As it prepares to roll out its collaboration software, Tabture has already received investment commitments totaling $100,000 from Mariner Partners Chairman Gerry Pond and the New Brunswick Innovation Foundation.
The commitments are part of a $250,000 seed round that CEO Frank Lessard is raising to complete closed beta-tests on and develop new tools for the software, which revolutionizes link-sharing.
Lessard had the most succinct of the 10 presentations at PropelICT’s Launch36 Demo Day this week, efficiently explaining that he has developed technology that doesn’t exist elsewhere and is focused on the consumer market.
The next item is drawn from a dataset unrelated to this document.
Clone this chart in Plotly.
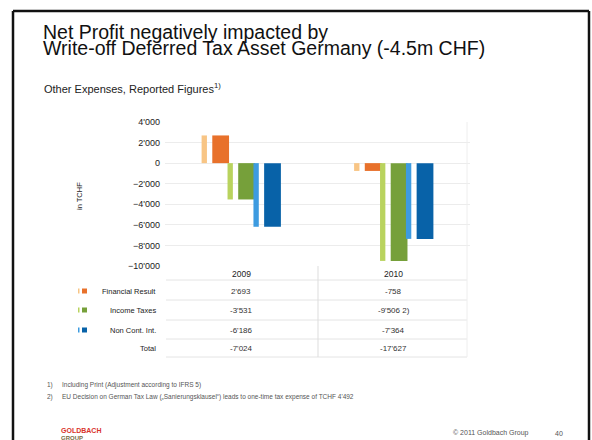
import plotly.graph_objects as go

# ---- data ----
years = ["2009", "2010"]
series_names = ["Financial Result", "Income Taxes", "Non Cont. Int."]
financial_result = [2693, -758]
income_taxes = [-3531, -9506]
non_cont_int = [-6186, -7364]
totals = [-7024, -17627]
table_notes = {("Income Taxes", "2010"): " 2)"}
y_tick_vals = [4000, 2000, 0, -2000, -4000, -6000, -8000, -10000]

series_values = [financial_result, income_taxes, non_cont_int]
main_colors = ["#e8712b", "#76a03a", "#0862a8"]
light_colors = ["#f8c585", "#b9d35e", "#3d9be0"]

# plot area in pixels
W, H = 592, 440
PL, PR, PT, PB = 165, 470, 122, 266


def xp(px):
    return (px - PL) / (PR - PL)


def yp(py):
    return (PB - py) / (PB - PT)


def fmt(v):
    return f"{v:,}".replace(",", "'")


FONT = "Liberation Sans, Arial, sans-serif"

fig = go.Figure()
centers = [-0.17, 0.0, 0.17]
for name, vals, c, mc, lc in zip(series_names, series_values, centers, main_colors, light_colors):
    fig.add_trace(go.Bar(x=years, y=vals, name=name + " (shade)", marker=dict(color=lc, line=dict(width=0)),
                         offset=c - 0.09, width=0.035, showlegend=False, hoverinfo="skip"))
    fig.add_trace(go.Bar(x=years, y=vals, name=name, marker=dict(color=mc, line=dict(width=0)),
                         offset=c - 0.02, width=0.11, showlegend=False))

shapes = []
# slide frame (drawn as separate lines)
frame = dict(color="#111111", width=2.5)
shapes.append(dict(type="line", xref="paper", yref="paper", x0=xp(13), x1=xp(589), y0=yp(11), y1=yp(11), line=frame))
shapes.append(dict(type="line", xref="paper", yref="paper", x0=xp(13), x1=xp(13), y0=yp(11), y1=yp(445), line=frame))
shapes.append(dict(type="line", xref="paper", yref="paper", x0=xp(589), x1=xp(589), y0=yp(11), y1=yp(445), line=frame))
# table lines
for ry in [280, 300, 320, 339, 357]:
    shapes.append(dict(type="line", xref="paper", yref="paper", x0=xp(166), x1=xp(467), y0=yp(ry), y1=yp(ry),
                       line=dict(color="#e4e4e4", width=1)))
shapes.append(dict(type="line", xref="paper", yref="paper", x0=xp(318), x1=xp(318), y0=yp(266), y1=yp(357),
                   line=dict(color="#dddddd", width=1)))
shapes.append(dict(type="line", xref="paper", yref="paper", x0=xp(467), x1=xp(467), y0=yp(122), y1=yp(357),
                   line=dict(color="#eeeeee", width=1)))


def note(text, px, py, size, color="#222222", anchor="left", **kw):
    return dict(text=text, xref="paper", yref="paper", x=xp(px), y=yp(py), xanchor=anchor, yanchor="middle",
                showarrow=False, font=dict(family=FONT, size=size, color=color), **kw)


annotations = []
# title
annotations.append(note("Net Profit negatively impacted by", 41, 32, 19.5, "#111111"))
annotations.append(note("Write-off Deferred Tax Asset Germany (-4.5m CHF)", 41, 47.5, 19.5, "#111111"))
annotations.append(note("Other Expenses, Reported Figures<sup>1)</sup>", 42, 88, 11))
# axis title
annotations.append(note("in TCHF", 79, 196, 7.5, anchor="center", textangle=-90))

# table header and values (column centres follow the category positions)
row_y = [291, 310, 330, 348]
n_cat = len(years)
for j, yr in enumerate(years):
    cx = PL + (j + 0.5) / n_cat * (PR - PL)
    annotations.append(note(yr, cx, 274, 8.5, anchor="center"))
    for i, (name, vals) in enumerate(zip(series_names, series_values)):
        extra = table_notes.get((name, yr), "")
        annotations.append(note(fmt(vals[j]) + extra, cx, row_y[i], 8, "#333333", anchor="center"))
    annotations.append(note(fmt(totals[j]), cx, row_y[3], 8, "#333333", anchor="center"))

# table row labels with legend keys
for i, name in enumerate(series_names + ["Total"]):
    annotations.append(note(name, 158, row_y[i], 7.5, anchor="right"))
for i in range(3):
    ry = row_y[i]
    shapes.append(dict(type="rect", xref="paper", yref="paper", x0=xp(78), x1=xp(79.5), y0=yp(ry + 2.5),
                       y1=yp(ry - 2.5), fillcolor=light_colors[i], line=dict(width=0)))
    shapes.append(dict(type="rect", xref="paper", yref="paper", x0=xp(82), x1=xp(87), y0=yp(ry + 2.5),
                       y1=yp(ry - 2.5), fillcolor=main_colors[i], line=dict(width=0)))

# footnotes
annotations.append(note("1)", 45, 385, 6.5, "#555555"))
annotations.append(note("Including Print (Adjustment according to IFRS 5)", 60, 385, 6.5, "#555555"))
annotations.append(note("2)", 45, 397, 6.5, "#555555"))
annotations.append(note("EU Decision on German Tax Law („Sanierungsklausel“) leads to one-time tax expense of TCHF 4'492",
                        60, 397, 6.5, "#555555"))
# footer
annotations.append(note("<b>GOLDBACH</b>", 59, 430, 7, "#d9332b"))
annotations.append(note("<b>GROUP</b>", 59, 437.5, 6, "#7a6a40"))
annotations.append(note("© 2011 Goldbach Group", 531, 433, 7, "#555555", anchor="right"))
annotations.append(note("40", 559, 433, 7, "#555555", anchor="center"))

fig.update_layout(
    width=W, height=H,
    margin=dict(l=PL, r=W - PR, t=PT, b=H - PB, pad=0),
    paper_bgcolor="white", plot_bgcolor="white",
    barmode="overlay",
    separators=".'",
    showlegend=False,
    shapes=shapes,
    annotations=annotations,
    xaxis=dict(type="category", range=[-0.5, 1.5], showticklabels=False, showgrid=False, zeroline=False,
               showline=False, ticks=""),
    yaxis=dict(range=[-10000, 4000], tickvals=y_tick_vals, tickformat=",d", showgrid=True,
               gridcolor="#ececec", gridwidth=1, zeroline=False, showline=False, ticks="",
               tickfont=dict(family=FONT, size=9, color="#222222"), ticklabelstandoff=4),
)

fig.write_html("out.html", config={"displayModeBar": False},
               post_script="document.body.style.margin='0';document.body.style.overflow='hidden';")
Fredericton-based Tabture allows greater flexibility and ease of use in sharing links from the Internet. Lessard explained that link-sharing now is a cumbersome process, requiring the user to use social media or to cut and paste a url into an email. And important links can get lost if a recipient is someone who receives 200 or 300 emails a day.
“Tabture provides not only instant link-sharing but also features you can’t get anywhere else,” said Lessard in an interview this week.
Tabture changes the process, allowing the user to identify the friends and colleagues he wants to share a link with, regardless of what operating system they are using. The collaborative uses extend beyond simply letting participants leave comments, which Lessard says eventually resembles a Twitter conversation.
Lessard is working on a system that will let the user highlight important passages on a web posting, and include a margin note on why that section is important. What’s more, a Tabture message can tell the readers why the link is important before they even open it.
In introducing Lessard at Demo Day, PropelICT Executive Director Trevor MacAusland said he didn’t catch on to Tabture immediately when he first heard of it, but soon came to appreciate Lessard’s “`technological brilliance”. Lessard, a graduate of engineering from University of New Brunswick, admitted there are challenges in explaining his product. “It’s hard to explain a pain when people don’t realize that any exists,” he said.
He plans to soft-launch Tabture in the next few weeks and expose it to people who can understand the potential of the system. Then he hopes it spreads by word of mouth as the existing users bring more and more people into their network. He added that in the next year, he hopes to develop new tools for Tabture so it improves as it gains acceptance.
Editor's Note: This is the third of several articles on the companies that presented the Launch36 Demo Day hosted by Propel ICT in Moncton on June 26.